Work to complete - Only the span from the line containing "Output the LaTeX" down to the line containing "(r2) at (963,575)" is to be printed, exactly and inclusively, with pictures omitted.

Given information -
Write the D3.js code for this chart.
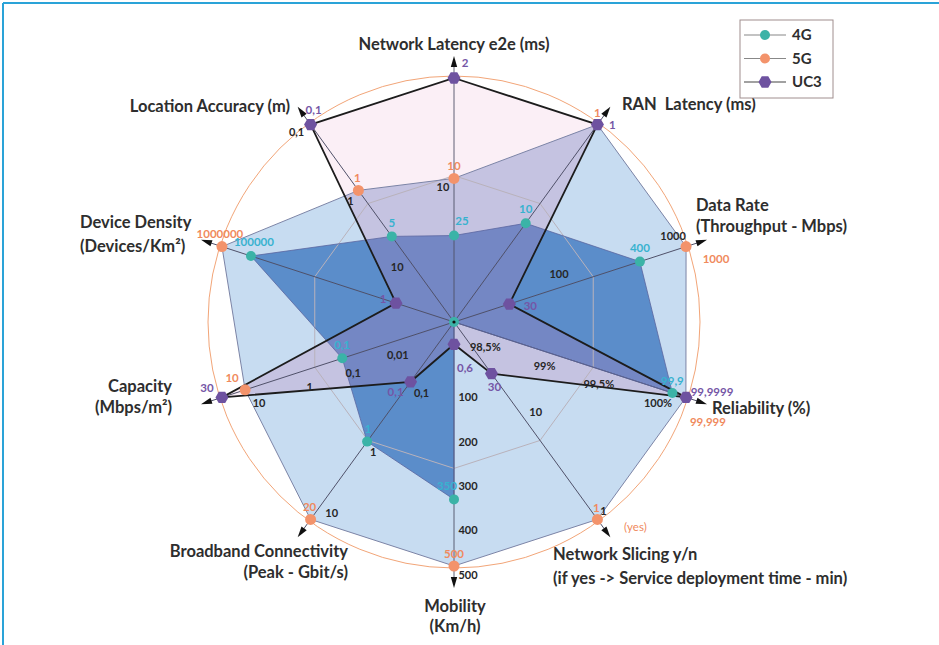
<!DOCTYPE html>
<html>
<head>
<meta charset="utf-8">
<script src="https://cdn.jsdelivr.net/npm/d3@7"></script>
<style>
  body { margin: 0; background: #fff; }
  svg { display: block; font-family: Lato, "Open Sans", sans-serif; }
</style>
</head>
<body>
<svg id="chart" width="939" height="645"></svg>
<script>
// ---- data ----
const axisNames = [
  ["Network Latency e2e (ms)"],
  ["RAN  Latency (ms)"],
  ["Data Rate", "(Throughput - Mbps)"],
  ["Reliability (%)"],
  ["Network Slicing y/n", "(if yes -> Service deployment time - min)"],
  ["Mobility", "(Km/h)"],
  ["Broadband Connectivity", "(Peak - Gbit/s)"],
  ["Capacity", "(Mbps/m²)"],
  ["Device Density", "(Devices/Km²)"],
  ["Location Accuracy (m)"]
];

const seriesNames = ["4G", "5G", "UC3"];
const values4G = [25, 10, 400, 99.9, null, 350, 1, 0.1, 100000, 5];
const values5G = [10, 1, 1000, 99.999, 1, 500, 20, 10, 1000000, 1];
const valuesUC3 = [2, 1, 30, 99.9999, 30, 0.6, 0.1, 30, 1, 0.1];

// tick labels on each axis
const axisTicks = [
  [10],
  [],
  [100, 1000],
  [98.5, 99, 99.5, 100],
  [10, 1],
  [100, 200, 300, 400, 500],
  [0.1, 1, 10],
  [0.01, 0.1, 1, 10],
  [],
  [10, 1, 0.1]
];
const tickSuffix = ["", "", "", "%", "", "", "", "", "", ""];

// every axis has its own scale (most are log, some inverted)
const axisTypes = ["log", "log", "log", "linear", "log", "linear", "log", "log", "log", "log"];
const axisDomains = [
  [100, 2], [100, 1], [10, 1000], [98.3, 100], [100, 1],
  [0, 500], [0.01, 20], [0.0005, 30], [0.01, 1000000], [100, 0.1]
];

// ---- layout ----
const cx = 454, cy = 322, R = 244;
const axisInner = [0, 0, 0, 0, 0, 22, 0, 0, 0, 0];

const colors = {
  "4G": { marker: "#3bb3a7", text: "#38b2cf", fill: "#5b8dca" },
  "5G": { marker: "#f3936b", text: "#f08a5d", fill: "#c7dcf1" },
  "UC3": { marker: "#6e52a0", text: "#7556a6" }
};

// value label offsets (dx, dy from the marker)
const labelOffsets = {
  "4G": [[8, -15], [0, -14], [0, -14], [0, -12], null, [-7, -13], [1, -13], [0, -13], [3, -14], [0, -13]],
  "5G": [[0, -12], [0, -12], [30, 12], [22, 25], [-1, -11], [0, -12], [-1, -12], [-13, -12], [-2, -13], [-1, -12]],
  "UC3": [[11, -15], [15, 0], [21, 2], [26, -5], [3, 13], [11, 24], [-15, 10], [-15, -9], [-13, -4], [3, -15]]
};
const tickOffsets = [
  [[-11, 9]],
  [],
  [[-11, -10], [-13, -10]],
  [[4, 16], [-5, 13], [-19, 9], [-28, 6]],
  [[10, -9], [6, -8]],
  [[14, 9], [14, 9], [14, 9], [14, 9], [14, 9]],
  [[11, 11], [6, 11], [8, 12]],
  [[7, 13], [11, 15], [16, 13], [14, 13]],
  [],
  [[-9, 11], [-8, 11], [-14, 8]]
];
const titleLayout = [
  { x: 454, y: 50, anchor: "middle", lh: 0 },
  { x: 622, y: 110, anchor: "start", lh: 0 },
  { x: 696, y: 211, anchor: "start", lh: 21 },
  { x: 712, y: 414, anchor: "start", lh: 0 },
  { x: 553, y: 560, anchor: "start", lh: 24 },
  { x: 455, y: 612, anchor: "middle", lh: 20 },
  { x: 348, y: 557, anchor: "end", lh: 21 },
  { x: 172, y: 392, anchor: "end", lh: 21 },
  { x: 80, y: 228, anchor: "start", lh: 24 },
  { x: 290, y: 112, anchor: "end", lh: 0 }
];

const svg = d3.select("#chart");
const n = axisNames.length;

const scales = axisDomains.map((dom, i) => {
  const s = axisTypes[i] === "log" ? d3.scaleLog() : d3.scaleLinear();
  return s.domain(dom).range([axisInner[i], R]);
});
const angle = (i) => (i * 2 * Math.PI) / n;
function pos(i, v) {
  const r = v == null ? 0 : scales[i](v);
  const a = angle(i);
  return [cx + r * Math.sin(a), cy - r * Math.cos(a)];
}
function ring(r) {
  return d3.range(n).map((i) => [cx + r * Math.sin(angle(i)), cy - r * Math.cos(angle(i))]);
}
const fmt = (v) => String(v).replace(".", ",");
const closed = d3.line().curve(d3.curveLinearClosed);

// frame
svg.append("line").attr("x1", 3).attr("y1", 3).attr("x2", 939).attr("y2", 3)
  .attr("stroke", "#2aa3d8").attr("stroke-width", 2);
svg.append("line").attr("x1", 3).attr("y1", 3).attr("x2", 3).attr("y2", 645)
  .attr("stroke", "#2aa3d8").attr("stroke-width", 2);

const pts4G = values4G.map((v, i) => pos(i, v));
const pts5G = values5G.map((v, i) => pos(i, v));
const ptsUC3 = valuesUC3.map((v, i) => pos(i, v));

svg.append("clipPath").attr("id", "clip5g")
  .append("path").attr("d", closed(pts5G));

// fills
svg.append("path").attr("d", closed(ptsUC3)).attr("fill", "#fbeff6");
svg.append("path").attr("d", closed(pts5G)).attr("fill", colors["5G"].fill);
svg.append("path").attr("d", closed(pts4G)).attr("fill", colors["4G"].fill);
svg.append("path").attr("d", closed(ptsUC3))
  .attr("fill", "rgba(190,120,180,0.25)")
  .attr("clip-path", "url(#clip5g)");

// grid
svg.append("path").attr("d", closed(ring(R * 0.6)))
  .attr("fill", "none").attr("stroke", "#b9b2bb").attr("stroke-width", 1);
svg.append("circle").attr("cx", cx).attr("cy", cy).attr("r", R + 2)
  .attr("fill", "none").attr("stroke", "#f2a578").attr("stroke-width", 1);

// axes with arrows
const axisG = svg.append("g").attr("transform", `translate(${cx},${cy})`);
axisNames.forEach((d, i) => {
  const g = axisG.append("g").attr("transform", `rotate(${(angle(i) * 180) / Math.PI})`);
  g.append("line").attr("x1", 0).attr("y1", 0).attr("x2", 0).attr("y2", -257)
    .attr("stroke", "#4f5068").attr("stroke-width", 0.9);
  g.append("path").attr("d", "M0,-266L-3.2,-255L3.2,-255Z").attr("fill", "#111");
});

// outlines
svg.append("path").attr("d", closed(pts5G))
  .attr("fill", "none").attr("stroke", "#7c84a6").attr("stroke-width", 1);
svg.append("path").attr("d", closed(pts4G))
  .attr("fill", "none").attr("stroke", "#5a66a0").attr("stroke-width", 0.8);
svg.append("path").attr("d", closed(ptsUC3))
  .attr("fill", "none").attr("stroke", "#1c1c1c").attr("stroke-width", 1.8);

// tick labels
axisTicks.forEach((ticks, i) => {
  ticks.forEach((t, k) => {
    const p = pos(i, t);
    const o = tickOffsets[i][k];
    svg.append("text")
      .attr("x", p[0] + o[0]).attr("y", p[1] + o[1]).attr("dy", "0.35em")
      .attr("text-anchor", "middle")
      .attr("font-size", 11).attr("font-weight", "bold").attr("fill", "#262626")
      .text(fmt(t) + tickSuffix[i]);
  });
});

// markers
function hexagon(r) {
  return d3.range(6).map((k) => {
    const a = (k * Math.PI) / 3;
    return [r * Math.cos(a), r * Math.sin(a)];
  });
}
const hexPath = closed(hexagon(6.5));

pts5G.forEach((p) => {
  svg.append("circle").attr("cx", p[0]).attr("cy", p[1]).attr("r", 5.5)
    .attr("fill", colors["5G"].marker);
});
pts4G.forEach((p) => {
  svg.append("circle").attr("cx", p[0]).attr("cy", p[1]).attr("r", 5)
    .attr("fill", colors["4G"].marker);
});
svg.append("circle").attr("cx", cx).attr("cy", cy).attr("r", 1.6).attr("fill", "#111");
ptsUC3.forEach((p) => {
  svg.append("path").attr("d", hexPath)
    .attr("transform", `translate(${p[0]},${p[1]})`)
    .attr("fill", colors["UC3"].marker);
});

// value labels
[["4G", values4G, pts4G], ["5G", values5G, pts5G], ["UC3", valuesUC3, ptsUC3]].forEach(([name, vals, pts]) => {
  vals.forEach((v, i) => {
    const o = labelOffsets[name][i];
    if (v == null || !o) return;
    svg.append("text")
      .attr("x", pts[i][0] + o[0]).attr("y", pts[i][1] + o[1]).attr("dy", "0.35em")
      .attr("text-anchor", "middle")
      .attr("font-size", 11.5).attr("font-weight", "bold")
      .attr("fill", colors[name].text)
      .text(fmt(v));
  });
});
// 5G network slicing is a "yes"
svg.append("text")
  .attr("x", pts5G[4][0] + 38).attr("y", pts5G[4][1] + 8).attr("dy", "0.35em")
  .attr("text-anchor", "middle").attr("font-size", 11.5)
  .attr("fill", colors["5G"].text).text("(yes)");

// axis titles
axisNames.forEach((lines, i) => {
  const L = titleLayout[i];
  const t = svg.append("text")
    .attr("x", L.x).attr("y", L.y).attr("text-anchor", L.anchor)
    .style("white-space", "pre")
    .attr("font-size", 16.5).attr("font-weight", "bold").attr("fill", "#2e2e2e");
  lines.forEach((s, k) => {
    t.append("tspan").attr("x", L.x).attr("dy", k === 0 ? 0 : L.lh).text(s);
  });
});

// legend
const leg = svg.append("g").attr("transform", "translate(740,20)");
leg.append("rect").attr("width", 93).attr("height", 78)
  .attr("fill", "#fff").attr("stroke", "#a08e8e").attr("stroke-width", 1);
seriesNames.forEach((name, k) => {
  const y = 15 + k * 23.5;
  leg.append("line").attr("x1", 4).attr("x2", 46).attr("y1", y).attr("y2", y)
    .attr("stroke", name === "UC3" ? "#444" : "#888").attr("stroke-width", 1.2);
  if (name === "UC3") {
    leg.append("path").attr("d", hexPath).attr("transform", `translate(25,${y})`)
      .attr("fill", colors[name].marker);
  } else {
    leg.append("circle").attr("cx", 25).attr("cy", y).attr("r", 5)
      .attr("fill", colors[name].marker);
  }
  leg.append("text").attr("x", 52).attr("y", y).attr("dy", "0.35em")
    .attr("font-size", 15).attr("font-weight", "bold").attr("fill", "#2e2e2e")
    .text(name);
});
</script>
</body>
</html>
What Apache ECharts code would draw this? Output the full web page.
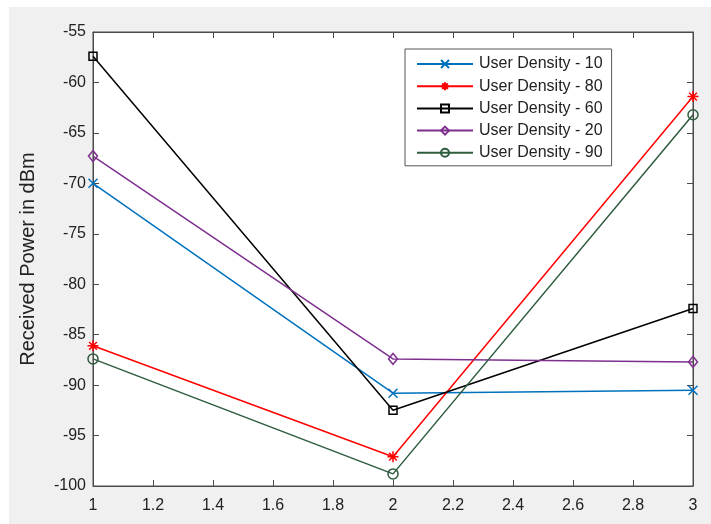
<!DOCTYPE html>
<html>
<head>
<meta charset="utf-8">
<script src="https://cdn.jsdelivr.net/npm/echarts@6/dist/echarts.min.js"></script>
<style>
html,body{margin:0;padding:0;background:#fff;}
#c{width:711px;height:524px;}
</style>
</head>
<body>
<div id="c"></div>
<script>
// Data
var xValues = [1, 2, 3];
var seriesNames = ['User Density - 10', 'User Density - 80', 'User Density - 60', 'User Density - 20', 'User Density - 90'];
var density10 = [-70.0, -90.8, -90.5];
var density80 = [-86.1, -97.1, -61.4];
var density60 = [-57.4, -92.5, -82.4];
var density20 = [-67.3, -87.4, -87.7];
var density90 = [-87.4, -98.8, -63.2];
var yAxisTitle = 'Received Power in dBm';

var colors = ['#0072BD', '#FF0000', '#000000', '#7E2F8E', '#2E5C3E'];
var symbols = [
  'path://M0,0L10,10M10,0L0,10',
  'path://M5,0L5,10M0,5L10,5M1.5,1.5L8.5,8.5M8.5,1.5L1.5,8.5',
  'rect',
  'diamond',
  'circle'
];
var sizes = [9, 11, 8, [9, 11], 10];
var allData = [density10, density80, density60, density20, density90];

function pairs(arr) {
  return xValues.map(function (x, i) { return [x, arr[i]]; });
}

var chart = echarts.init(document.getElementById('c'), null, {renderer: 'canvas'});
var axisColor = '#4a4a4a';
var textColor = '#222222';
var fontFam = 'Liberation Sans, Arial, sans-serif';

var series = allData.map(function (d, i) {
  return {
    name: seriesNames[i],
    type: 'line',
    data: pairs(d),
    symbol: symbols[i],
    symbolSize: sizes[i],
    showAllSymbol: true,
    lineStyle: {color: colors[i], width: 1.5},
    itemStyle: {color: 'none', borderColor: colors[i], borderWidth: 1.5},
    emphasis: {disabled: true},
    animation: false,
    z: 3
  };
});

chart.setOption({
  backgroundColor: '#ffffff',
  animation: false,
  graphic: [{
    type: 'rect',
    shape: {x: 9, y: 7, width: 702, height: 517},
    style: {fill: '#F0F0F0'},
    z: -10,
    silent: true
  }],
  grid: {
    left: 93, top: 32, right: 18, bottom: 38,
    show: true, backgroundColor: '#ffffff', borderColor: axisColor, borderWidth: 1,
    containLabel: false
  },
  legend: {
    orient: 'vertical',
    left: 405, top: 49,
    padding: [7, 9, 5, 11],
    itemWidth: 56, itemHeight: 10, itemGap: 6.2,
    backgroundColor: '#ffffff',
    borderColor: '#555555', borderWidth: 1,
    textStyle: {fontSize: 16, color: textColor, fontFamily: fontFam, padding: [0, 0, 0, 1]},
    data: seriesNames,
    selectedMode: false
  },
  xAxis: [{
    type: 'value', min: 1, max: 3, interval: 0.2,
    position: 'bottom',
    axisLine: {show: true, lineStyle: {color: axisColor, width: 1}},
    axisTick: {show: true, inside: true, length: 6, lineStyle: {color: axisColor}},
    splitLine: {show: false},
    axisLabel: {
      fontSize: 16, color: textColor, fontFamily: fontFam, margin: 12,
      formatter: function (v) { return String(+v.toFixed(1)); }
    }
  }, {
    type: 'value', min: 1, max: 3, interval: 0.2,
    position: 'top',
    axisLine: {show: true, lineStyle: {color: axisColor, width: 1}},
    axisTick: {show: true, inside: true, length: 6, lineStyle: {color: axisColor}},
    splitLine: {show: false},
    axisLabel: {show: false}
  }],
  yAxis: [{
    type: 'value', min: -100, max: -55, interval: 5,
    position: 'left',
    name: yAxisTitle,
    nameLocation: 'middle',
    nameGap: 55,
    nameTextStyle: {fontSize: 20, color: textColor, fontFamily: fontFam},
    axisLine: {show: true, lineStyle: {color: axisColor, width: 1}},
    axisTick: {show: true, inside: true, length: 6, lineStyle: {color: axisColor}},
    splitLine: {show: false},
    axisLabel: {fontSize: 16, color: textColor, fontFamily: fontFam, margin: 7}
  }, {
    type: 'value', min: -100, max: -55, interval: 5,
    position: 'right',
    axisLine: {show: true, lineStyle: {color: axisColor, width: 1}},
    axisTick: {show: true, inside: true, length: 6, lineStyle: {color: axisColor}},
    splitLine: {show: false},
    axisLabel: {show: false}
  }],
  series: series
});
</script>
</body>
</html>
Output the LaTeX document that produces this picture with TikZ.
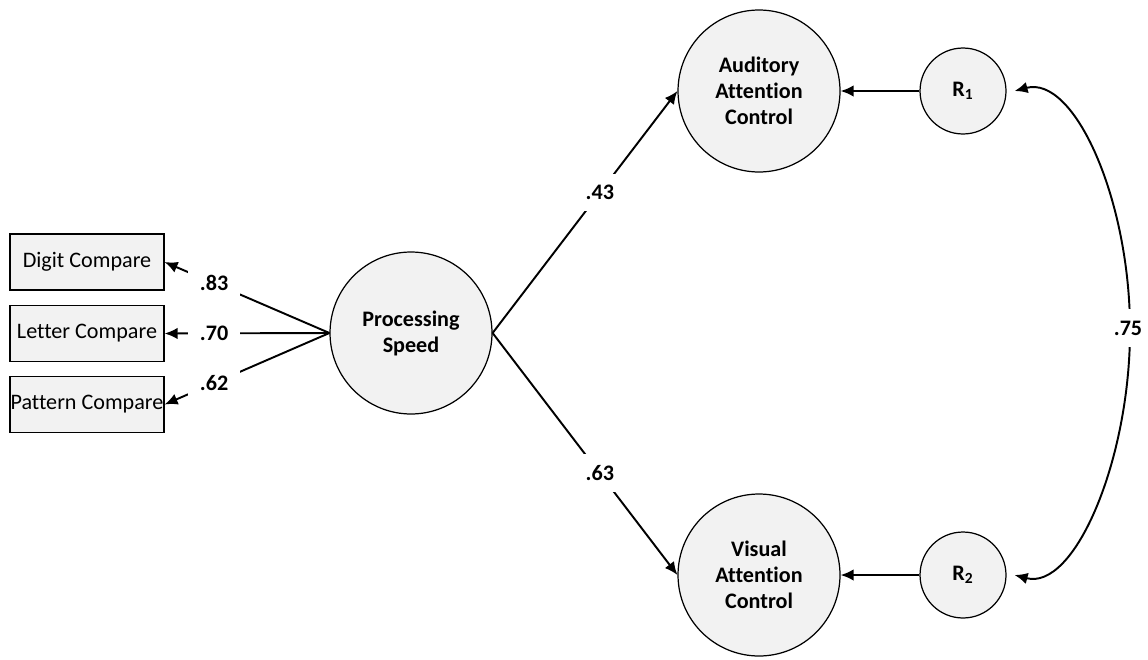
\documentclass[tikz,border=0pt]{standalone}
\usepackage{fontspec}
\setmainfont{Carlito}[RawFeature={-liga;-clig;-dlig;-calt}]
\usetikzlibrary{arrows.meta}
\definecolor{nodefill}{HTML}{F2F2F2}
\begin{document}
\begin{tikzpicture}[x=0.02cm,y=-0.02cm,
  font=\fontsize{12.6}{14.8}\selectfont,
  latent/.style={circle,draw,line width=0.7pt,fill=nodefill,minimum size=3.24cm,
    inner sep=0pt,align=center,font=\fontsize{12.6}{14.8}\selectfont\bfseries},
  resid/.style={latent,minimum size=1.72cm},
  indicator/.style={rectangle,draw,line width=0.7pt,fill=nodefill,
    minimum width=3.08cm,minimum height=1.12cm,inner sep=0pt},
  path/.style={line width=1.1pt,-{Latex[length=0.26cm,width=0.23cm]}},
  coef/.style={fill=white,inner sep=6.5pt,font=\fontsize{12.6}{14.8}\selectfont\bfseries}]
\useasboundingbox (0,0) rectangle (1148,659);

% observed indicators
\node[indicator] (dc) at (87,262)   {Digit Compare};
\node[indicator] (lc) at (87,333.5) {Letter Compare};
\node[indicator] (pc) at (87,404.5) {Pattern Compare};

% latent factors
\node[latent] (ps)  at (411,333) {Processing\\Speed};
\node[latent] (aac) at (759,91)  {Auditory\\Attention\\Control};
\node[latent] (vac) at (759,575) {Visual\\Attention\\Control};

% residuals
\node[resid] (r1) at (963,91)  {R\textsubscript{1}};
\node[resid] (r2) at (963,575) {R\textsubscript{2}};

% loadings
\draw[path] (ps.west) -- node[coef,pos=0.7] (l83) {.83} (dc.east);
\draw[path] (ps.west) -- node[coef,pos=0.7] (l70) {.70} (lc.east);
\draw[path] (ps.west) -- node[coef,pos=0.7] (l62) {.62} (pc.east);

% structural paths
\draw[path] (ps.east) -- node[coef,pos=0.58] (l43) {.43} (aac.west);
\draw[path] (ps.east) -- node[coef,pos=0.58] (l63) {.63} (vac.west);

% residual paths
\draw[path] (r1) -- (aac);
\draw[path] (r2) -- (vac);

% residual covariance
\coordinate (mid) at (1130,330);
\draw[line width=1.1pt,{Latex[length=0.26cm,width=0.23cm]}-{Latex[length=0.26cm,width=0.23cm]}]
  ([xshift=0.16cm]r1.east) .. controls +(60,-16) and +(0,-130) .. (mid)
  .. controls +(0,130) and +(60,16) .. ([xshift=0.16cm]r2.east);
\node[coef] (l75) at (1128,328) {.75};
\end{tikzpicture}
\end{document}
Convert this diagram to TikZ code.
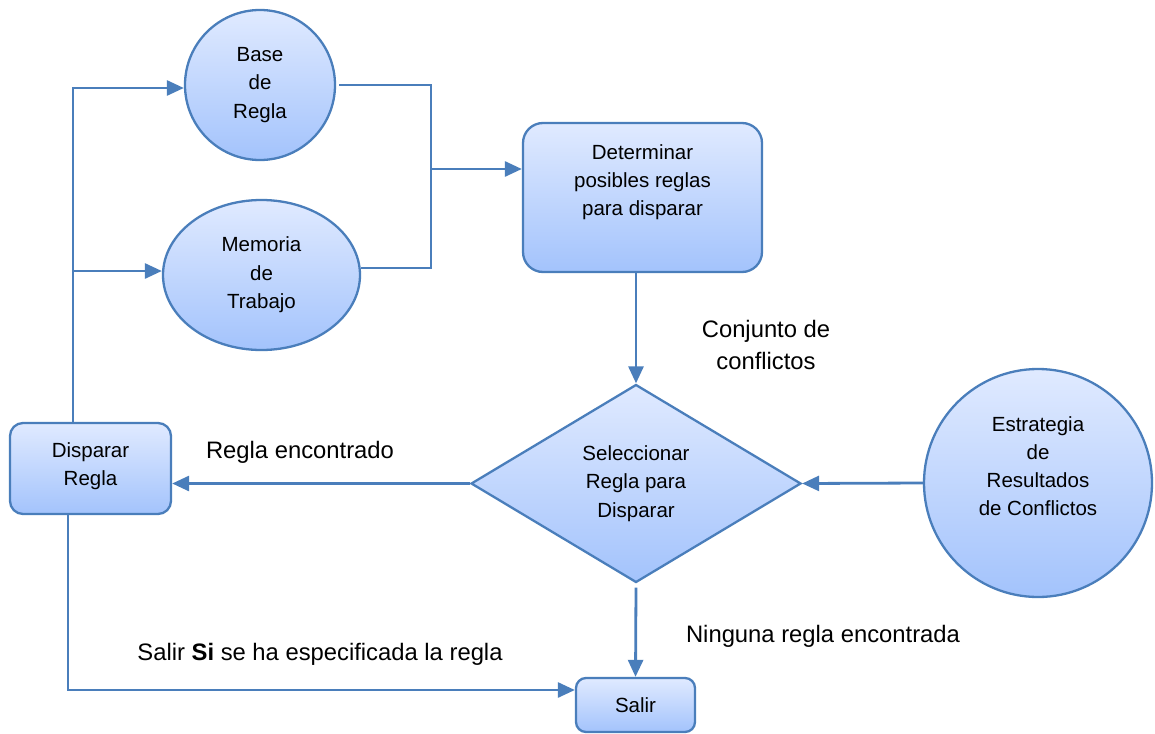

Solution to this task -
Output the LaTeX document that produces this picture with TikZ.
\documentclass[tikz,border=0pt]{standalone}
\usepackage{fontspec}
\setmainfont{Carlito}[RawFeature={-liga;-clig;-dlig;-calt}]
\usetikzlibrary{arrows.meta}
\definecolor{nodefill}{HTML}{F2F2F2}
\begin{document}
\begin{tikzpicture}[x=0.02cm,y=-0.02cm,
  font=\fontsize{12.6}{14.8}\selectfont,
  latent/.style={circle,draw,line width=0.7pt,fill=nodefill,minimum size=3.24cm,
    inner sep=0pt,align=center,font=\fontsize{12.6}{14.8}\selectfont\bfseries},
  resid/.style={latent,minimum size=1.72cm},
  indicator/.style={rectangle,draw,line width=0.7pt,fill=nodefill,
    minimum width=3.08cm,minimum height=1.12cm,inner sep=0pt},
  path/.style={line width=1.1pt,-{Latex[length=0.26cm,width=0.23cm]}},
  coef/.style={fill=white,inner sep=6.5pt,font=\fontsize{12.6}{14.8}\selectfont\bfseries}]
\useasboundingbox (0,0) rectangle (1148,659);

% observed indicators
\node[indicator] (dc) at (87,262)   {Digit Compare};
\node[indicator] (lc) at (87,333.5) {Letter Compare};
\node[indicator] (pc) at (87,404.5) {Pattern Compare};

% latent factors
\node[latent] (ps)  at (411,333) {Processing\\Speed};
\node[latent] (aac) at (759,91)  {Auditory\\Attention\\Control};
\node[latent] (vac) at (759,575) {Visual\\Attention\\Control};

% residuals
\node[resid] (r1) at (963,91)  {R\textsubscript{1}};
\node[resid] (r2) at (963,575) {R\textsubscript{2}};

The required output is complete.